Review: Famed for their thrilling, dancefloor-friendly fusions of West African funk and disco, American electrofunk and post-punk pop, Ibibio Sound Machine is one of the most exciting and essential bands of recent times. It's for this reason that "Doko Mien", the Eno Williams fronted band's first album for two years, is so hotly anticipated. Happily, we can confirm that it's another stunning set, with Williams and company charging through a set of sizzling songs that wrap kaleidoscopic synths, rubbery bass, fiery horns and off-kilter funk-rock guitars around grooves that variously doff a cap to '80s electro, Italo-disco, jazz-funk, Tony Allen and thrusting, mind-altering mutant disco. In other words, it's another must-have collection of cuts from the London-based band.

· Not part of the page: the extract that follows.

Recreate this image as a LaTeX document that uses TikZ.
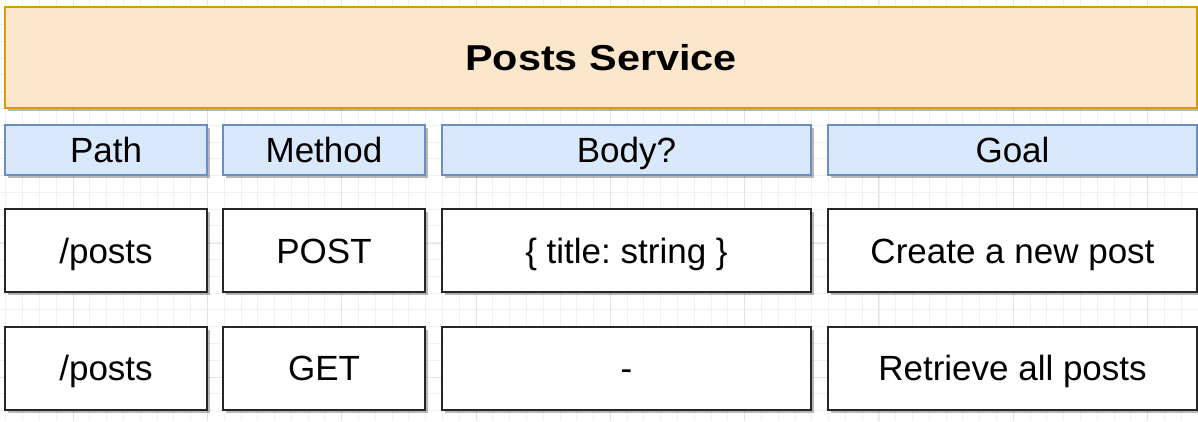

Review: Following 2012's fourth volume that celebrated the existential work of Tim Maia, here we find Luaka Bop exploring the legacy of William Onyeabor. A high chief and Kenyan diplomat who allegedly refuses to discuss his music, he self-released eight albums in the 70s and 80s and these are some of the many highlights. Stretching from the New York-influenced post-punk synth funk of "Good Name" to the most authentic Afro fusion of "Why Go To War", Onyeabor's range not only reflects his clear creative skill, but also the ever-developing international language of music during the fruitful period he was active. Who is William Onyeabor? Press play and find out yourselves...
Review: It would be fair to say that Kokoko! are not just dragging the music of the Democratic Republic of Congo into the 21st century, but also pushing it forwards towards the future. That much is proved by this essential debut album, a set full to bursting with thrilling fusions of Kuduro style electronics beats, lo-fi analogue electronics, traditional Congolese instrumentation, hand-played percussion polyrhythms and basslines so weighty they could crush an average-sized person. It's an arresting audio blueprint that guarantees thrills from start to finish. Highlights include the hot-stepping dancefloor sleaze of "Azo Toke", the foreboding, polyrhythmic 21st century punk-funk of "Malembe" and the intergalactic brilliance of "L.O.V.E.".